Thursday, 30 December, 1999, 19:00 GMT

Bearing up to the bug

The true extent of the millennium bug will start to become apparent from 1100 GMT on Friday, when the world begins to move into the year 2000.

The first major industrialised country to take the plunge is New Zealand. Events there will provide the first indications of whether gloomy predictions of technological meltdown were justified.

It had been predicted that power blackouts and crashing aeroplanes could bring the world grinding to a halt, especially as the 1990s has seen computers become integral to many aspects of life.

But many experts now say that relatively minor problems occurring over several months are a more likely outcome.

The millennium bug, widely known as the Y2K problem, results from the fact that older computers record the year with just two digits - 1999 becomes 99. Therefore the year 2000 (00) may be read as 1900 causing computers to crash.

Days and weeks

Governments, businesses and emergency services around the globe will be on watch to see if any computers fall victim to the date change.

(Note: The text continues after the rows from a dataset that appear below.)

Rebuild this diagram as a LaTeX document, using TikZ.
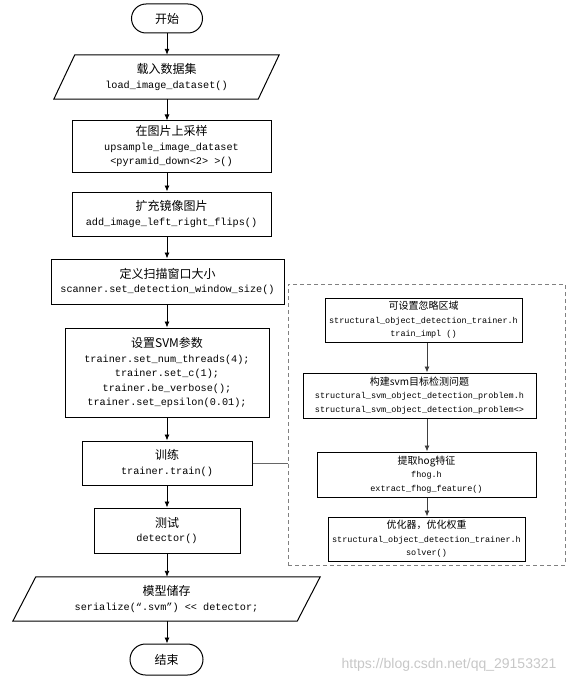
\documentclass[tikz,border=0pt]{standalone}
\usepackage{fontspec}
\setmonofont{Liberation Mono}
\setsansfont{Liberation Sans}
\newfontfamily\cjk{Noto Sans CJK SC}
\usepackage{tikz}
\usetikzlibrary{arrows.meta}

\tikzset{
  box/.style={draw, line width=1pt, inner sep=0pt, align=center,
    font=\fontsize{10.2pt}{14.5pt}\selectfont\ttfamily},
  subbox/.style={box, font=\fontsize{8.5pt}{13.5pt}\selectfont\ttfamily},
  plain/.style={inner sep=0pt, align=center,
    font=\fontsize{10.2pt}{14.5pt}\selectfont\ttfamily},
  term/.style={box, rounded corners=14.5pt},
  arr/.style={-{Latex[length=6pt,width=5pt]}, line width=0.9pt},
  subarr/.style={arr, draw=black!75},
}
\newcommand{\zh}[1]{{\cjk\fontsize{12pt}{14.5pt}\selectfont #1}}
\newcommand{\zhs}[1]{{\cjk\fontsize{10pt}{13.5pt}\selectfont #1}}

\begin{document}
\begin{tikzpicture}[x=1pt,y=-1pt]
    \useasboundingbox (0,0) rectangle (579,682);
    \coordinate (axis) at (167,0);
    \coordinate (subaxis) at (427,0);

    % main column
    \node[term, minimum width=71pt, minimum height=29pt] (start) at (167,18.5) {\zh{开始}};
    \node[plain, minimum width=225pt, minimum height=44pt] (load) at (166.5,77)
      {\zh{载入数据集}\\load\_image\_dataset()};
    \draw[line width=1pt] ([xshift=21pt]load.north west) -- (load.north east)
      -- ([xshift=-21pt]load.south east) -- (load.south west) -- cycle;
    \node[box, minimum width=199pt, minimum height=51pt] (upsample) at (171.5,146.5)
      {\zh{在图片上采样}\\upsample\_image\_dataset\\<pyramid\_down<2> >()};
    \node[box, minimum width=199pt, minimum height=44pt] (flips) at (171.5,214)
      {\zh{扩充镜像图片}\\add\_image\_left\_right\_flips()};
    \node[box, minimum width=233pt, minimum height=45pt] (window) at (167.5,281.5)
      {\zh{定义扫描窗口大小}\\scanner.set\_detection\_window\_size()};
    \node[box, minimum width=204pt, minimum height=89pt] (svm) at (167,372.5)
      {\zh{设置SVM参数}\\trainer.set\_num\_threads(4);\\trainer.set\_c(1);\\trainer.be\_verbose();\\trainer.set\_epsilon(0.01);};
    \node[box, minimum width=170pt, minimum height=44pt] (train) at (167,463)
      {\zh{训练}\\trainer.train()};
    \node[box, minimum width=146pt, minimum height=45pt] (detect) at (167,530.5)
      {\zh{测试}\\detector()};
    \node[plain, minimum width=307pt, minimum height=44pt] (save) at (166.5,599)
      {\zh{模型储存}\\serialize(“.svm”) << detector;};
    \draw[line width=1pt] ([xshift=23pt]save.north west) -- (save.north east)
      -- ([xshift=-23pt]save.south east) -- (save.south west) -- cycle;
    \node[term, minimum width=73pt, minimum height=31pt, rounded corners=15.5pt] (stop) at (166.5,659.5) {\zh{结束}};

    \foreach \a/\b in {start/load, load/upsample, upsample/flips, flips/window,
                       window/svm, svm/train, train/detect, detect/save, save/stop}
      \draw[arr] (\a.south -| axis) -- (\b.north -| axis);

    % training details
    \node[draw=black!50, line width=1pt, dash pattern=on 4pt off 3pt,
          minimum width=277pt, minimum height=281pt, inner sep=0pt] (group) at (426.5,424.5) {};
    \node[subbox, minimum width=197pt, minimum height=44pt] (ignore) at (423.5,320)
      {\zhs{可设置忽略区域}\\structural\_object\_detection\_trainer.h\\train\_impl ()};
    \node[subbox, minimum width=233pt, minimum height=45pt] (problem) at (419.5,395.5)
      {\zhs{构建svm目标检测问题}\\structural\_svm\_object\_detection\_problem.h\\structural\_svm\_object\_detection\_problem<>};
    \node[subbox, minimum width=219pt, minimum height=45pt] (hog) at (426.5,474.5)
      {\zhs{提取hog特征}\\fhog.h\\extract\_fhog\_feature()};
    \node[subbox, minimum width=197pt, minimum height=44pt] (solver) at (426.5,539)
      {\zhs{优化器，优化权重}\\structural\_object\_detection\_trainer.h\\solver()};

    \foreach \a/\b in {ignore/problem, problem/hog, hog/solver}
      \draw[subarr] (\a.south -| subaxis) -- (\b.north -| subaxis);

    \draw[draw=black!60, line width=1pt] (train.east) -- (train.east -| group.west);

    \node[text=black!22, font=\fontsize{14pt}{14pt}\selectfont\sffamily] (mark) at (449,665)
      {https://blog.csdn.net/qq\_29153321};
\end{tikzpicture}
\end{document}
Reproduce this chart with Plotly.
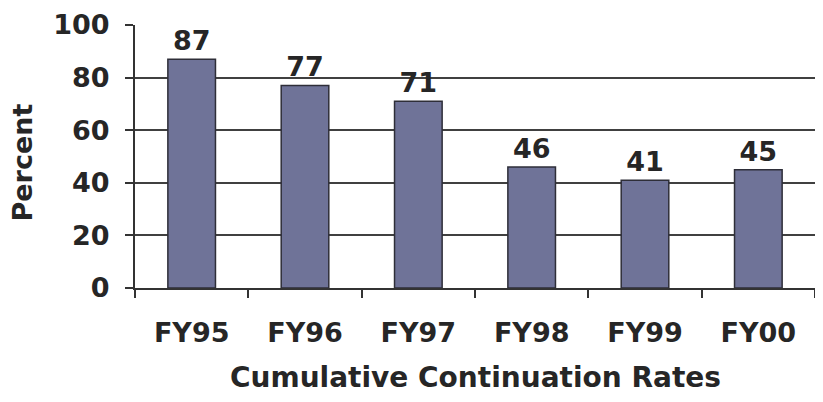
import plotly.graph_objects as go

categories = ["FY95", "FY96", "FY97", "FY98", "FY99", "FY00"]
values = [87, 77, 71, 46, 41, 45]
y_ticks = [0, 20, 40, 60, 80, 100]
x_title = "Cumulative Continuation Rates"
y_title = "Percent"

font_fam = "DejaVu Sans, Liberation Sans, Arial, sans-serif"
txt_col = "#262626"
fsize = 27

fig = go.Figure(go.Bar(
    x=categories, y=values,
    marker=dict(color="#6f7398", line=dict(color="#2e2e38", width=1.5)),
    text=[str(v) for v in values], textposition="outside",
    textfont=dict(family=font_fam, size=fsize, color=txt_col, weight="bold"),
    cliponaxis=False,
))

fig.update_layout(
    width=807, height=386,
    margin=dict(l=127, r=0, t=17, b=106),
    paper_bgcolor="white", plot_bgcolor="white",
    bargap=0.58,
    showlegend=False,
    font=dict(family=font_fam, color=txt_col),
    annotations=[
        dict(text=x_title, xref="paper", yref="paper", x=0.5, y=0,
             xanchor="center", yanchor="middle", yshift=-89, showarrow=False,
             font=dict(size=fsize + 1, color=txt_col, weight="bold")),
        dict(text=y_title, xref="paper", yref="paper", x=0, y=0.5,
             xanchor="center", yanchor="middle", xshift=-113, yshift=-6,
             textangle=-90, showarrow=False,
             font=dict(size=fsize, color=txt_col, weight="bold")),
    ],
)
fig.update_xaxes(
    showline=True, linecolor="#333", linewidth=2,
    ticks="outside", tickson="boundaries", ticklen=8, tickwidth=2, tickcolor="#333",
    tickfont=dict(size=fsize, family=font_fam, color=txt_col, weight="bold"),
    ticklabelstandoff=20,
    automargin=False,
)
fig.update_yaxes(
    range=[0, 100], tickvals=y_ticks,
    showline=True, linecolor="#333", linewidth=2,
    ticks="outside", ticklen=8, tickwidth=2, tickcolor="#333",
    showgrid=True, gridcolor="#404040", gridwidth=2,
    tickfont=dict(size=fsize, family=font_fam, color=txt_col, weight="bold"),
    ticklabelstandoff=10,
    zeroline=False,
    automargin=False,
)

fig.write_html("out.html")
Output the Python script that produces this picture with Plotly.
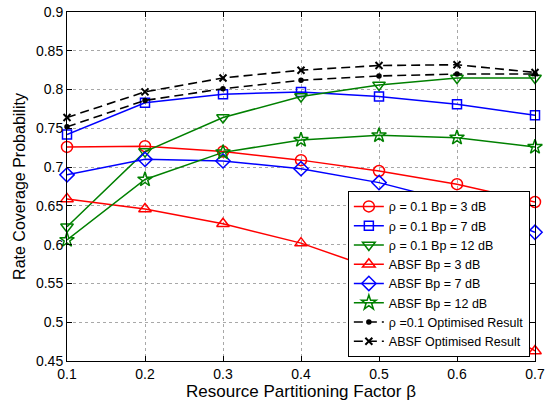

According to the International Y2K Co-operation Centre (IY2KCC), which is supported by the United Nations and involves 190 countries, electric power and telecommunications are expected to operate more or less normally, but Y2K errors will become very evident in the days and weeks after the date rollover.

"The inconveniences may not be immediately apparent this weekend," said Bruce McConnell, director of IY2KCC. "But overall the impact will be moderate."

He warned that computer crashes in the first countries to enter the year 2000, such as in East Asia, should not be taken as predictions of problems in other parts of the world, such as Western Europe.

Global costs

Computer industry consultant Peter de Jager agrees, believing that the Y2K bug will hit the least prepared countries first: "I'm not worried by New Zealand or Australia but I am more concerned about the Far East. The worst prepared come first. I wish that for one evening the Earth would rotate the other way."

Whether or not significant problems do occur, the Y2K problem has already been enormously expensive for governments and businesses. Estimates of the global costs of preparations and repairs vary between $250bn and $600bn.

Governments across the world have already declared their readiness for the new millennium, including India, Nepal, Iraq, Egypt, UK, US, Canada and Argentina.

However, a report this week from US information technology research firm Gartner Group names the least prepared countries as Russia, former Soviet states, India, Pakistan and Afghanistan, as well as parts of central and western Africa.

Russian worries

Russia has been a focus of much international concern, as it is home to nine Soviet-era atomic power plants and thousands of nuclear missiles.

However, Russian officials, from the state railway company to the Mir space station control room, say all is under control. Nonetheless, as an extra safeguard, Russian specialists are at a US command centre, working with American experts to watch for any false warnings of missile attacks sparked by the Y2K bug.

Any damage from the millennium bug will not be restricted to the moment the date rolls over, but could occur any time a computer mistakenly reads a date.

Consequently, the story of the Y2K bug is likely to played out over several months. The Gartner Group's report predicts that less than 10% of Y2K glitches will occur in the first two weeks of January, with 55% hitting over the rest of the year. So the first hours of the new millennium will be the beginning, not the end, of the millennium bug.